Mark Barlett, CEO and Raudres Wong, CFO, discuss how the business has successfully maintained its global market share in kettle safety controls, while funding growth and new opportunities in Aqua Optima and Hot Water on Demand segments. 
Interims Confirm Growth Optimism
Published: Sep 19 2018

Strix announced interim results this morning.  Net revenue advanced by 1.5% to £42.9m and adjusted EBITDA by a faster 4.3% as gross and EBITDA margins both expanded: to 37.9% (37.2%) and 34.5% (33.6%) respectively.  Pre-tax profit to fall by 1.9% to £11.0m but the cash position remains strong.  Net debt fell by £8.0m to £37.9m as net cash from operations was positive by £15.2m: a 97% conversion rate.
Kettle controls revenue was slightly lower in the half year at 1.9%. Global category volume was strong at 6% with China returning to growth and recovering by a similar amount.  Despite global category growth, Strix maintained a 38% world market share in kettle safety controls. Volumes advanced by 7.6% to 36.8m units in the period. In the USA, growth was pleasingly strong at 20%. The new U9 series of controls continued to win new business.  It also drove growth in the less regulated and China market segments.
Aqua Optima nearly doubled in size in the first half (+88%) and was close to 9% of group revenue.  Its reach into an additional 2,500 outlets augurs well for future growth and we look forward to seeing the impact of its launch in China in the next six months.
We continue to regard the US as an important growth story across both kettle controls and the hot water on demand category. Not only is there substantial per capita volume increase in consumption in tea, but there is also a significant opportunity for meaningful growth in single-serve coffee, illustrated on 30th August when Strix announced a coffee collaboration with a leading US consumer products company.
Strix remains well placed to match market expectations for the full year and should enjoy sustained organic sales growth in our view thereafter.  Moreover, its FY2018 12.0x P/E ratio and 4.2% dividend yields appear undemanding.  In our view a 200p fair value – which would imply a 14.3x P/E and a 3.5% - seems realistic as further growth opportunities continue to reveal themselves, as well as offering more than 20% upside.  
An Introduction to Strix Plc, analyst Chris Wickham
Published: Jul 31 2018

Following their IPO twelve months ago Chris Wickham discusses the themes he explores in his initiation note. These include opportunities for growth in the US as well as new product development initiatives. 
Steaming ahead
Published: Jul 18 2018

A combination of steady top line expansion, operating margins fully supported by technological excellence and unique product experience, all support the case for Strix – the world’s largest supplier of kettle controls – consistently to deliver profit growth to shareholders.  Despite strong cash conversion, a circa 38% global market share and high growth visibility, the valuation looks undemanding.
Strix kettle safety controls should deliver steady sales growth for some time in our view.  With a clearly articulated market structure, broken down into Regulated, Less Regulated and China, the company demonstrates an ability to perform well at the premium, arguably most demanding, end of the spectrum.
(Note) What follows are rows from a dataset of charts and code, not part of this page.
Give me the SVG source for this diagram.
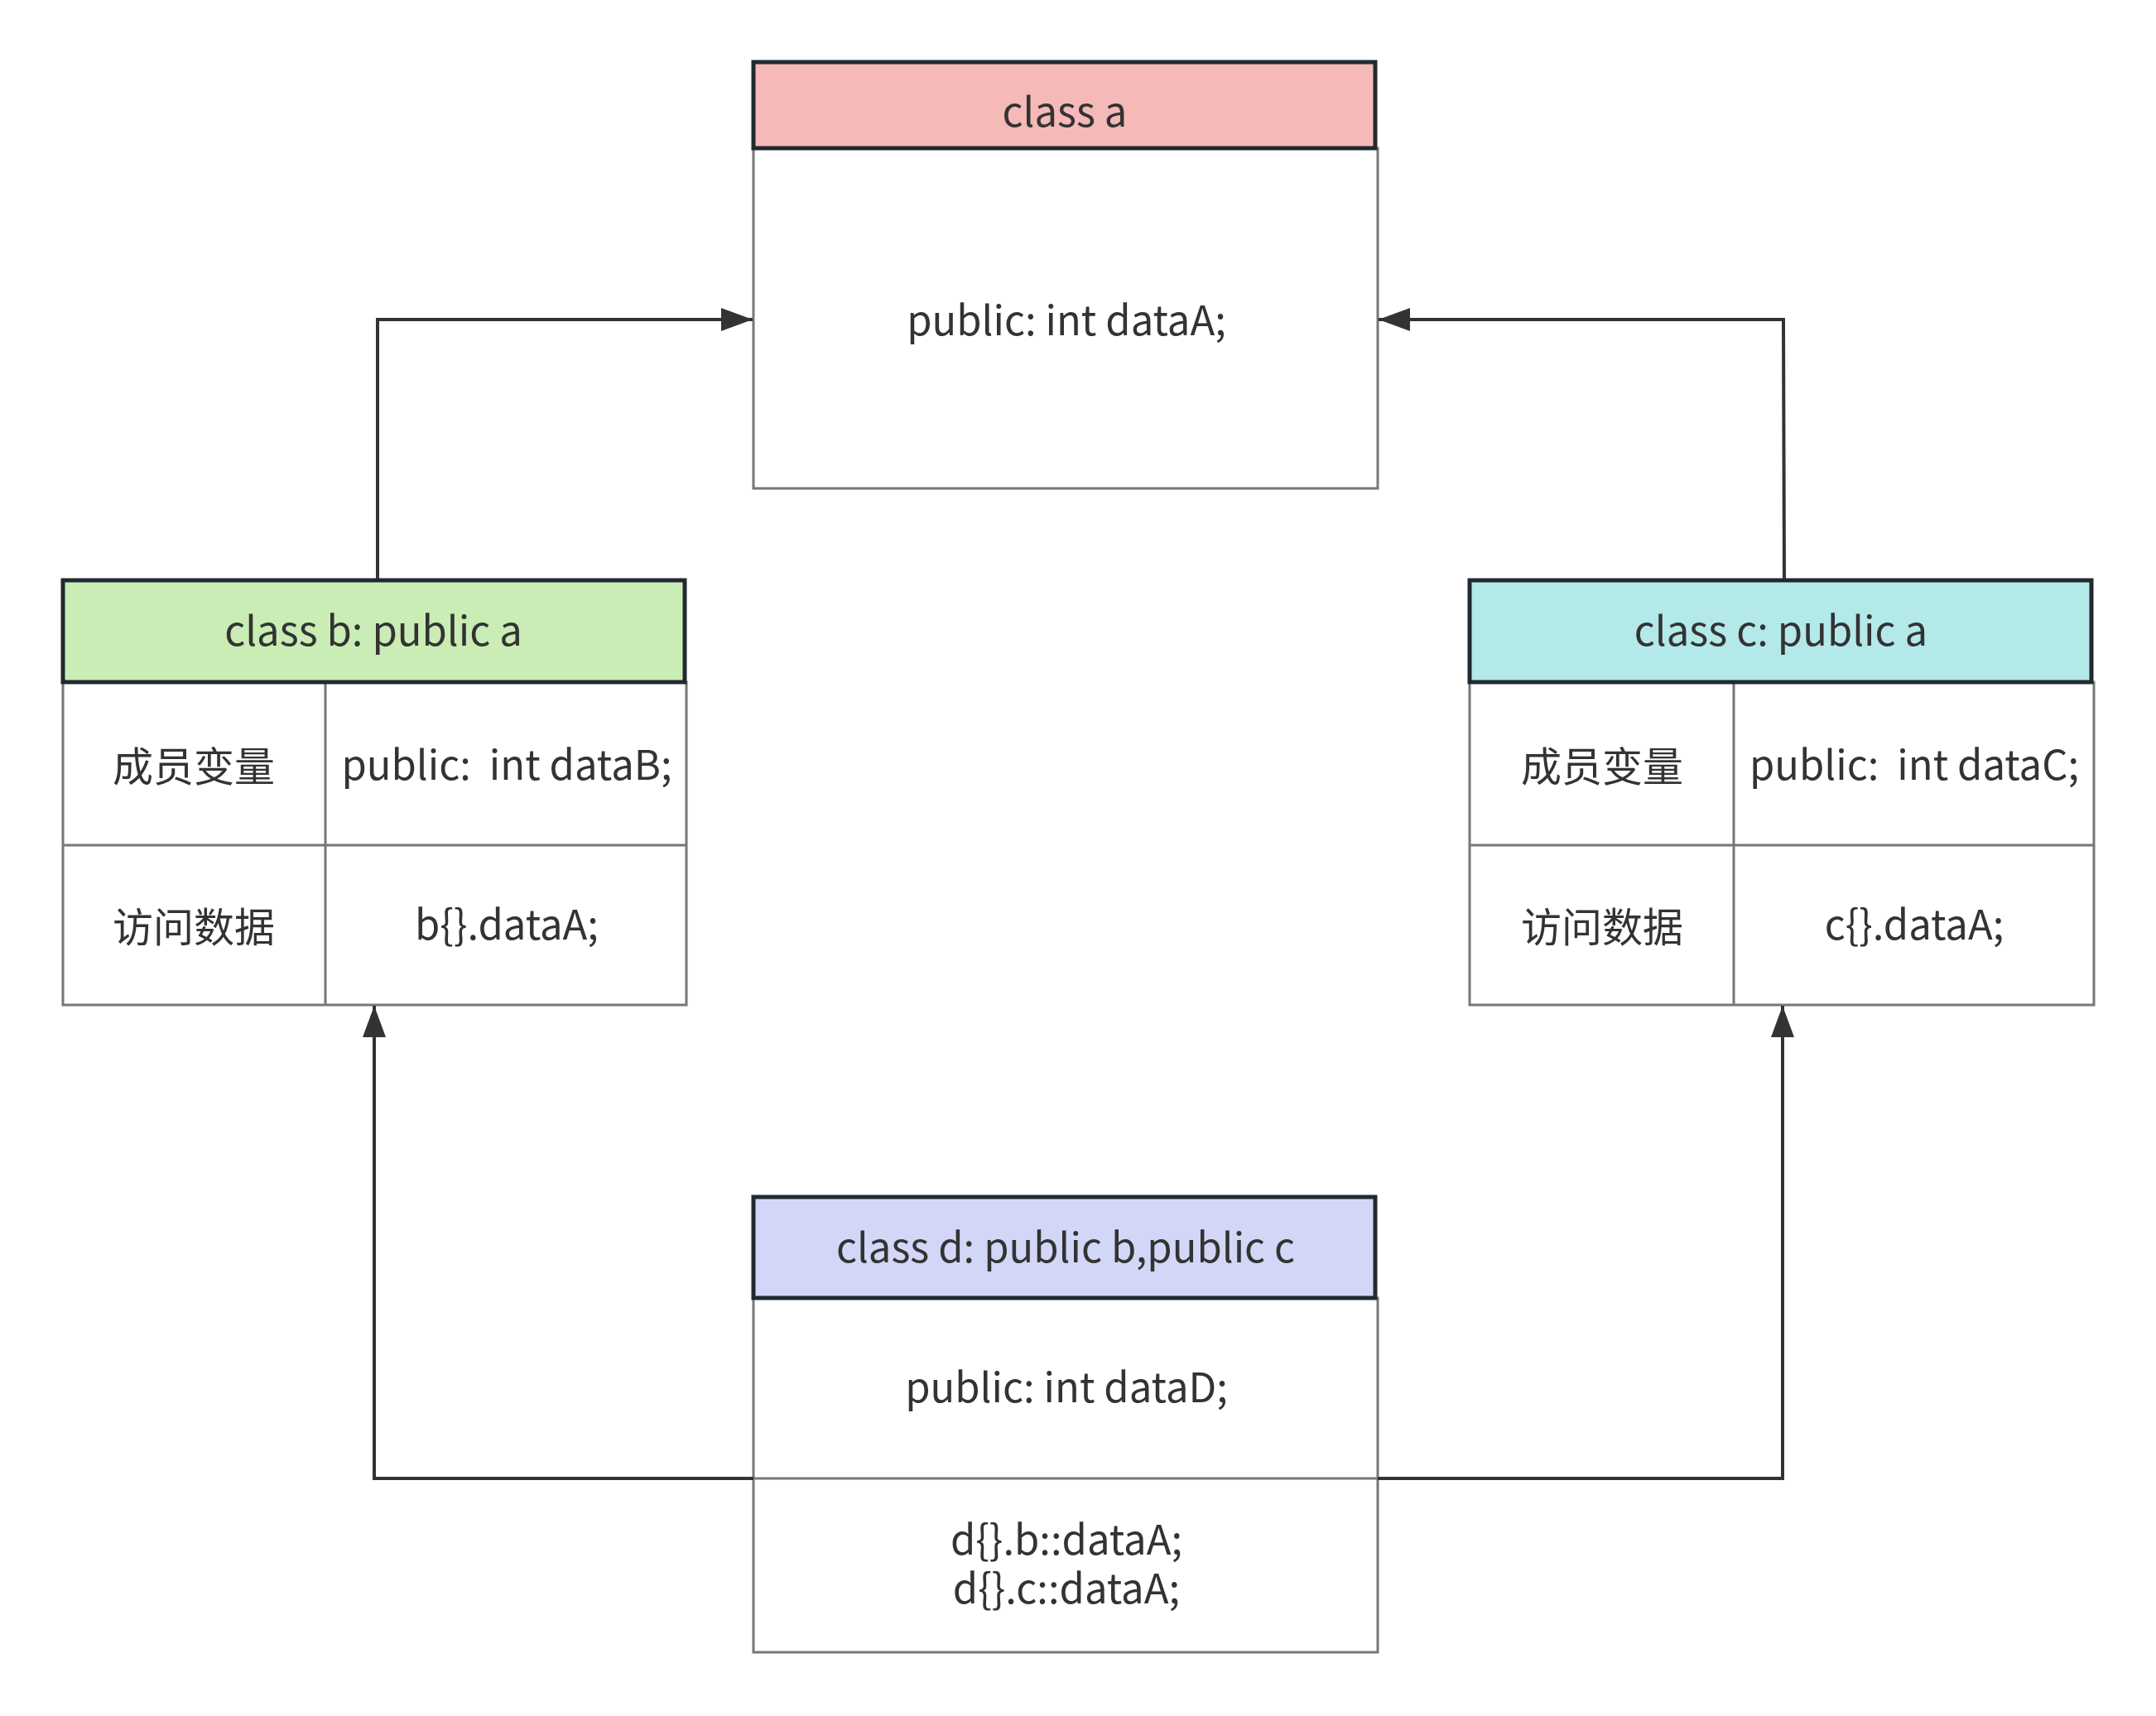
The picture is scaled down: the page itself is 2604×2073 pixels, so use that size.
<svg xmlns="http://www.w3.org/2000/svg" width="2604" height="2073" viewBox="0 0 2604 2073">
<style>
.hdr{stroke:#212930;stroke-width:5}
.body{fill:#ffffff;stroke:#777777;stroke-width:3}
.div{stroke:#777777;stroke-width:3;fill:none}
.t{font-family:"Noto Sans CJK SC","Noto Sans",sans-serif;font-size:49px;fill:#333333;text-anchor:middle}
.conn{fill:none;stroke:#333333;stroke-width:4}
</style>
<defs>
<marker id="arr" viewBox="0 0 38 28" refX="38" refY="14" markerWidth="38" markerHeight="28" markerUnits="userSpaceOnUse" orient="auto">
<path d="M0,0 L38,14 L0,28 Z" fill="#333333"/>
</marker>
</defs>
<rect width="2604" height="2073" fill="#ffffff"/>
<g id="class-a">
<rect class="body" x="910" y="179" width="754" height="411"/>
<rect class="hdr" x="910" y="75" width="751" height="104" fill="#f5b9b8"/>
<text class="t" x="1286" y="153">class a</text>
<text class="t" x="1288" y="405">public: int dataA;</text>
</g>
<g id="class-b">
<rect class="body" x="76" y="824" width="753" height="390"/>
<line class="div" x1="393" y1="824" x2="393" y2="1214"/>
<line class="div" x1="76" y1="1021" x2="829" y2="1021"/>
<rect class="hdr" x="76" y="701" width="751" height="123" fill="#c9edb5"/>
<text class="t" x="451" y="780">class b: public a</text>
<text class="t" x="234" y="944">成员变量</text>
<text class="t" x="612" y="942" xml:space="preserve">public:  int dataB;</text>
<text class="t" x="234" y="1138">访问数据</text>
<text class="t" x="612" y="1135">b{}.dataA;</text>
</g>
<g id="class-c">
<rect class="body" x="1775" y="824" width="754" height="390"/>
<line class="div" x1="2094" y1="824" x2="2094" y2="1214"/>
<line class="div" x1="1775" y1="1021" x2="2529" y2="1021"/>
<rect class="hdr" x="1775" y="701" width="751" height="123" fill="#b4e9ea"/>
<text class="t" x="2151" y="780">class c: public a</text>
<text class="t" x="1935" y="944">成员变量</text>
<text class="t" x="2312" y="942" xml:space="preserve">public:  int dataC;</text>
<text class="t" x="1935" y="1138">访问数据</text>
<text class="t" x="2312" y="1135">c{}.dataA;</text>
</g>
<g id="class-d">
<rect class="body" x="910" y="1568" width="754" height="428"/>
<line class="div" x1="910" y1="1786" x2="1664" y2="1786"/>
<rect class="hdr" x="910" y="1446" width="751" height="122" fill="#d3d7f7"/>
<text class="t" x="1287" y="1525">class d: public b,public c</text>
<text class="t" x="1288" y="1694">public: int dataD;</text>
<text class="t" x="1288" y="1878">d{}.b::dataA;<tspan x="1288" y="1937">d{}.c::dataA;</tspan></text>
</g>
<g id="connectors">
<path class="conn" d="M456,699 L456,386 L909,386" marker-end="url(#arr)"/>
<path class="conn" d="M2155,699 L2154,386 L1665,386" marker-end="url(#arr)"/>
<path class="conn" d="M910,1786 L452,1786 L452,1215" marker-end="url(#arr)"/>
<path class="conn" d="M1664,1786 L2153,1786 L2153,1215" marker-end="url(#arr)"/>
</g>
</svg>
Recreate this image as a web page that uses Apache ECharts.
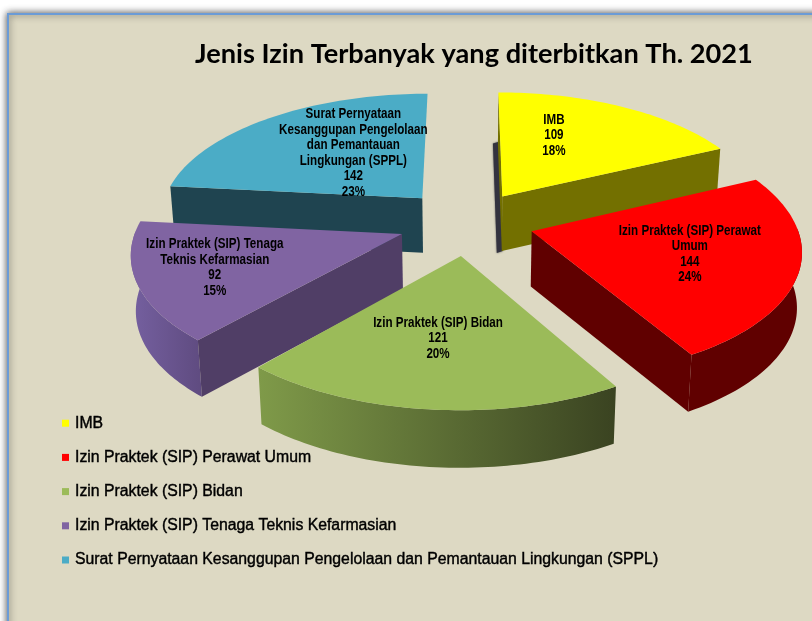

Its market share in Regulated markets is an impressive 61%, bolstered by a commitment to technological excellence.  Kettle safety controls represent around 90% of Strix’s sales revenue.
Strix's latest trading update, which refers to the first half of 2018, was released today.  The company confirms that it is on-track to meet current market expectations with very strong cash conversion likely to be achieved.  Key revenue growth highlights included North America and the success of the company's U9 series of controls.  Among new products Aqua Otima performed well and achieved c.20% market share.  The company continues to protect its IP rigorously.  Strix cited a successful infringement claim in China and that it effected the removal of a number of webpages from Amazon's European platform.  
Based on our forecasts the 2019 P/E ratio is just 11x. As investors become more aware of the group’s strengths and growth, it would be logical for that rating to increase accordingly.